How to make people follow healthy habits
New York: Invoking fear about a health problem may not be enough to change behaviour, says a study that found adding a little hope to a message might make people more willing to take preventive action.
The findings, published online in the journal Health Communication, showed that hope and self-efficacy -- the belief that people can help themselves -- significantly predicted intentions to take action against skin cancer, such as wearing sunscreen or protective clothing.
"With health messages, it's not enough just to tell people, or merely educate them, you need to motivate them, and emotions are really good motivators," said one of the researchers Jessica Myrick, Associate Professor at Pennsylvania State University in the US.
"We often think of emotions as irrational, but what our research is pointing to is that emotions can help us do the things that will keep us healthy and safe, so it's important to understand the broad scope of emotional responses to different type of messages and messaging components," she said.

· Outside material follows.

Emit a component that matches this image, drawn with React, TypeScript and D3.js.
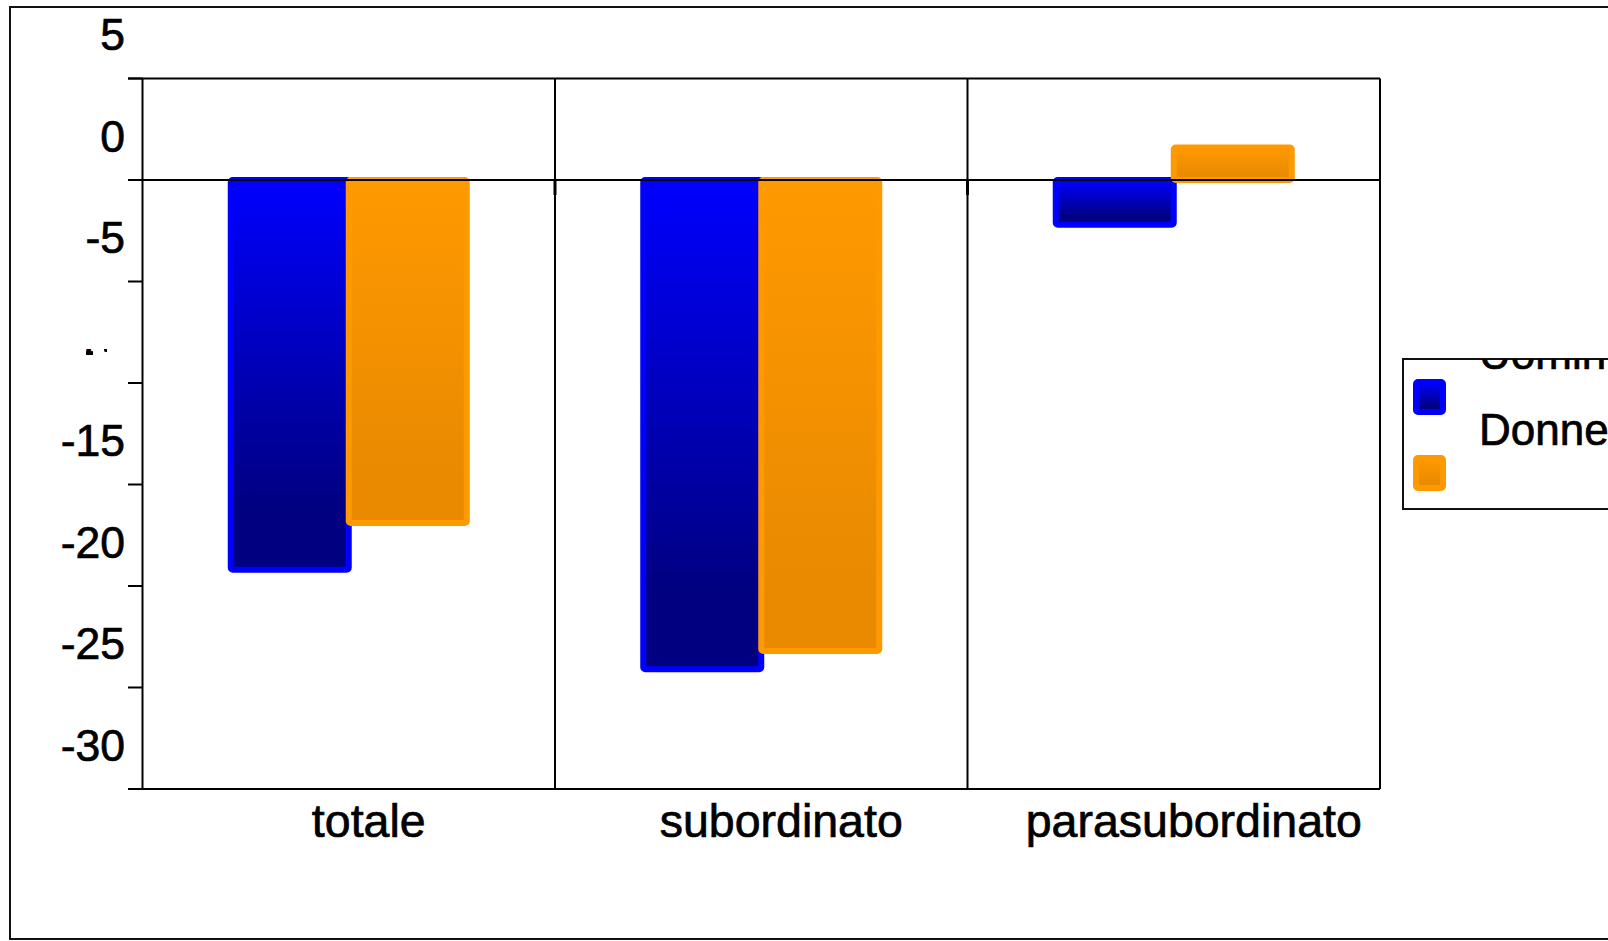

According to the researchers, previous work indicated that while fear can grab attention and create awareness about a health problem, it might not necessarily lead to behaviours that could help people tackle the problem.
Fear and hope may work together to create more persuasive messages, Myrick said.
In the study, 341 participants, whose ages ranged from 17 to 72 years old, were recruited from Amazon's online task-completion platform, Mechanical Turk.
The participants reviewed and reacted to an article about skin cancer from a web page designed to resemble a page on the health site WebMD.
The article was divided into three sections reflecting factors that can drive persuasive health messaging results, including whether a person feels susceptible to the condition, whether they believe the condition is serious -- severity -- and whether they believe that help exists and that they have access to that help, according to the researchers.
After reviewing the message, the participants reported on emotions they felt about the article, including hopeful, optimistic and encouraged, all emotions that the researchers considered hope states.
Self-efficacy and hope did serve as significant predictors of sun safety intentions, said the study.